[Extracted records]
● ● ●

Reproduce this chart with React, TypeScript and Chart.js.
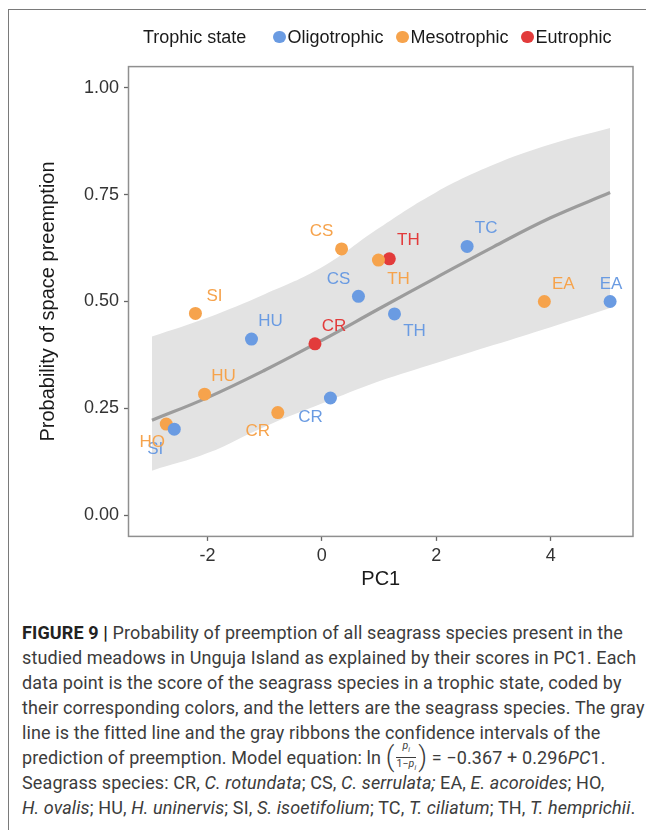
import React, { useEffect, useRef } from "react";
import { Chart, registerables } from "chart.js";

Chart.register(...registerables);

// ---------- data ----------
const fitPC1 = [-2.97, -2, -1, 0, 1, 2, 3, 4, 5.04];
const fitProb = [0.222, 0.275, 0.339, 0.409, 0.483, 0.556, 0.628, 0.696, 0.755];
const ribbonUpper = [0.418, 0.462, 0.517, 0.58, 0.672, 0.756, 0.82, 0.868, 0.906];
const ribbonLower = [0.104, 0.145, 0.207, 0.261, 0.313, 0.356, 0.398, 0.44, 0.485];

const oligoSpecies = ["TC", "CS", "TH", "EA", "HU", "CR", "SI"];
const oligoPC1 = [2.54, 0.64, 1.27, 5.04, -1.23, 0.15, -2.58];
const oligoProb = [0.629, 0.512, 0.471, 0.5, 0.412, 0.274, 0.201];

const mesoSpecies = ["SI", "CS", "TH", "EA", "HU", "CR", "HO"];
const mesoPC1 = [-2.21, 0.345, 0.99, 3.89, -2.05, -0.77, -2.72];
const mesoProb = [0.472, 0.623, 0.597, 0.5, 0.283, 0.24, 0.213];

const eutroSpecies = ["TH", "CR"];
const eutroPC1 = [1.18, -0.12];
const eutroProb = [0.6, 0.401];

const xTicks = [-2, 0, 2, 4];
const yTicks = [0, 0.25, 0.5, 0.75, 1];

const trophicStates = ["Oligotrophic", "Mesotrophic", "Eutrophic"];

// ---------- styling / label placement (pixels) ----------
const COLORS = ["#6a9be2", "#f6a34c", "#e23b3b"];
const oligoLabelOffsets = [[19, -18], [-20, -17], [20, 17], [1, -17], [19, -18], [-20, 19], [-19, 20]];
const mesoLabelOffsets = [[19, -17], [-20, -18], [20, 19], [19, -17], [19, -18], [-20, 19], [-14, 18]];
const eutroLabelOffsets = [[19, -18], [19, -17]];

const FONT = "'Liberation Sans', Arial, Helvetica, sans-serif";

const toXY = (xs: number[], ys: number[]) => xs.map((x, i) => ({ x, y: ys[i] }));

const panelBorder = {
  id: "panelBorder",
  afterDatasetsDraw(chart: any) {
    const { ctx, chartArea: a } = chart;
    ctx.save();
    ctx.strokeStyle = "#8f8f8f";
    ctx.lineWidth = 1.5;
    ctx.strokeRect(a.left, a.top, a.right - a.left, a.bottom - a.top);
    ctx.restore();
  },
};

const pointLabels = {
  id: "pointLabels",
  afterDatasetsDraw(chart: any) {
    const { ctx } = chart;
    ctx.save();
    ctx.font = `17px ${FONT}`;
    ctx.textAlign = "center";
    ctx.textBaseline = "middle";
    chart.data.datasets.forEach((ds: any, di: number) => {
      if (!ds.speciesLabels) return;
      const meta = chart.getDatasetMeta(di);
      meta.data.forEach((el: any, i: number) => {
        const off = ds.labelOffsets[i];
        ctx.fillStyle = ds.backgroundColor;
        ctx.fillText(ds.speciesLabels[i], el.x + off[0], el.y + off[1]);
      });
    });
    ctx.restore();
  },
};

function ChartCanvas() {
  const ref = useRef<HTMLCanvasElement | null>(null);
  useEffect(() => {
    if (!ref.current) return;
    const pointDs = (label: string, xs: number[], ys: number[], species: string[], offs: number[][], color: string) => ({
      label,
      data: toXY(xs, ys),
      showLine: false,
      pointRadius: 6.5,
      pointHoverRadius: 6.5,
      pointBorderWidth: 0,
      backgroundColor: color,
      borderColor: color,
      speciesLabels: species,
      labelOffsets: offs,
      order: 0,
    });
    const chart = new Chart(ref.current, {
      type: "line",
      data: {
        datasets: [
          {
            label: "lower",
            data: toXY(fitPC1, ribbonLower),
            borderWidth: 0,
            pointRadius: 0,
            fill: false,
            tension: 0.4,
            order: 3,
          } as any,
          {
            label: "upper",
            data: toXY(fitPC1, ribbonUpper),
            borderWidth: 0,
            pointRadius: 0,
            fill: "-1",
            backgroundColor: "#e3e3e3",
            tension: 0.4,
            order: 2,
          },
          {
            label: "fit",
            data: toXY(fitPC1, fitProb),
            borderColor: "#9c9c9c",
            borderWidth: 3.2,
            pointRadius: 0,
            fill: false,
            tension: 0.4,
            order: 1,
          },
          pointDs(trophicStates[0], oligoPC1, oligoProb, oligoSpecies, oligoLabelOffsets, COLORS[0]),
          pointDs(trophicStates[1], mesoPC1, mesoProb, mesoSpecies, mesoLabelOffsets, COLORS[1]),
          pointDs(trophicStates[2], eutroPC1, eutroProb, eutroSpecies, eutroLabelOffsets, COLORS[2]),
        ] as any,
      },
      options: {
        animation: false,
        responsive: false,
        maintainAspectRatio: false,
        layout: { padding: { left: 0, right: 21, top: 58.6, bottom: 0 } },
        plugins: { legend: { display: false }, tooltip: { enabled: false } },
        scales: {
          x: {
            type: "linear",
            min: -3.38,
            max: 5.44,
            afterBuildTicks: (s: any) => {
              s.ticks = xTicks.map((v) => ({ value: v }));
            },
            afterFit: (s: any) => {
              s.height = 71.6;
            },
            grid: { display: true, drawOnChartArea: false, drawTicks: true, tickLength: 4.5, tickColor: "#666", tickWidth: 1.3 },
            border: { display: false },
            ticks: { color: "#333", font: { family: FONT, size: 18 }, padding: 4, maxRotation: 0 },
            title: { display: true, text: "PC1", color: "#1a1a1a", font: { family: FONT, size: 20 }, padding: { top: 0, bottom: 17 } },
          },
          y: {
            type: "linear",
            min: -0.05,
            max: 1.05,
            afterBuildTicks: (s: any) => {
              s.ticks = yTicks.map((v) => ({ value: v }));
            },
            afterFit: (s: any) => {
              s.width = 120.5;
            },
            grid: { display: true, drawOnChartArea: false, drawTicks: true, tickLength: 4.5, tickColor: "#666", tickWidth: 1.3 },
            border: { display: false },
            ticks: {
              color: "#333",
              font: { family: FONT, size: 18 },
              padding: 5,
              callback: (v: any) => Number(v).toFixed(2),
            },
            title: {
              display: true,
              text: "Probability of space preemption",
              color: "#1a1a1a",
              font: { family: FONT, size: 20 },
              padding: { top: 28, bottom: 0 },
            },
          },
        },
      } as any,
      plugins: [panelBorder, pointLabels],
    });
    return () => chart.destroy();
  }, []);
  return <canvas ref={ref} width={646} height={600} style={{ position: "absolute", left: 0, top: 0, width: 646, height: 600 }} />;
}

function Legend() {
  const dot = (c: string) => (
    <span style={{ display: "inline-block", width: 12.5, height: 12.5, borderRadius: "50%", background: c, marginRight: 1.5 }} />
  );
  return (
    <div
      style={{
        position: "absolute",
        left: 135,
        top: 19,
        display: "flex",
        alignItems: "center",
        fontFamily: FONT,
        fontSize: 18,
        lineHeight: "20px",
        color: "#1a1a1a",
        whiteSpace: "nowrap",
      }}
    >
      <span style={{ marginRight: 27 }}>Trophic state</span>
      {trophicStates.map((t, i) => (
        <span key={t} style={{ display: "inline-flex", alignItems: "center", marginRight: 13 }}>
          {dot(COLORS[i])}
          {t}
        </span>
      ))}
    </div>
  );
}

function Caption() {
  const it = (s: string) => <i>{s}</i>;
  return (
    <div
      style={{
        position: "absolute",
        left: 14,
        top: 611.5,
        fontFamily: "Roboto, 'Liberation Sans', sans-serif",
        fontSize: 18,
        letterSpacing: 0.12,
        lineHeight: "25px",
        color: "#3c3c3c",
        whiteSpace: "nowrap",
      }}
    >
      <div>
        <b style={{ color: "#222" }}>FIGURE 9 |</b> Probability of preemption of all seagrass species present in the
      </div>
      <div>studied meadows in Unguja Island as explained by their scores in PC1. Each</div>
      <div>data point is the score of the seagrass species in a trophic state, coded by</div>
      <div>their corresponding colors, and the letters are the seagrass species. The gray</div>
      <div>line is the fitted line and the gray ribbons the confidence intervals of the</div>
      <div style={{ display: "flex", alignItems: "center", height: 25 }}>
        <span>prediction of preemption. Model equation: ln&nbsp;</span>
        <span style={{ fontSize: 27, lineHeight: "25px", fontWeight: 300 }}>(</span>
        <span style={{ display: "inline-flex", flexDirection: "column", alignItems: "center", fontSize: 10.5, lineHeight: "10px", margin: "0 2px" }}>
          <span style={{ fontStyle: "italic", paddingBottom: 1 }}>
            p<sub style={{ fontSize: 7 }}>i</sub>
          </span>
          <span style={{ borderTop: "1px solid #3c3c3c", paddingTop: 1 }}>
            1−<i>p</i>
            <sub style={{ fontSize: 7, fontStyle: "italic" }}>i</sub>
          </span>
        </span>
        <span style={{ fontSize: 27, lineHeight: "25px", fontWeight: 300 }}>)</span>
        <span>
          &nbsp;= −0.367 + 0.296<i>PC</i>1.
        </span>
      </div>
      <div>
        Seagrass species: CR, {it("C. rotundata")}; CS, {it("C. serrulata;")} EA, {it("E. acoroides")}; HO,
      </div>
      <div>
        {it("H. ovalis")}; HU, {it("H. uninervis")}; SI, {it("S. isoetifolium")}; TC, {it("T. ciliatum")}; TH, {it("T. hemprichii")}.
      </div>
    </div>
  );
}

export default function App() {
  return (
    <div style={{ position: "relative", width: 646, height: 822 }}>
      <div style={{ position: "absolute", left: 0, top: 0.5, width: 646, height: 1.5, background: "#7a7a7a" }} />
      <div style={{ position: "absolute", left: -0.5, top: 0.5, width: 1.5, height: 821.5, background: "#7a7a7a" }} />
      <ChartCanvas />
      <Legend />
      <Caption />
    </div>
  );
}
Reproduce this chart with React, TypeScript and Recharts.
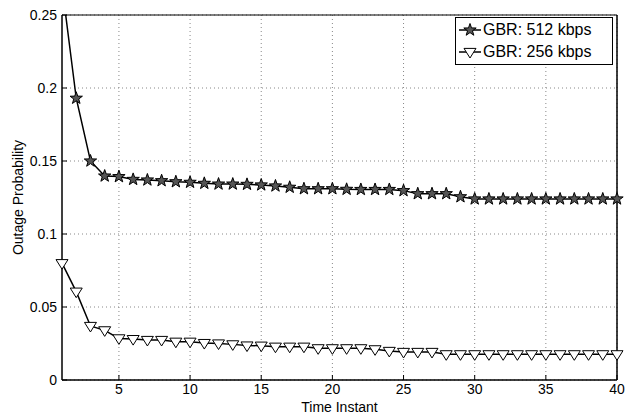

● ● ●

Search the data for "React" and list every line in which it occurs.

Reproduce this chart with React, TypeScript and Chart.js.
import React, { useEffect, useRef } from "react";
Reproduce this chart with React, TypeScript and Recharts.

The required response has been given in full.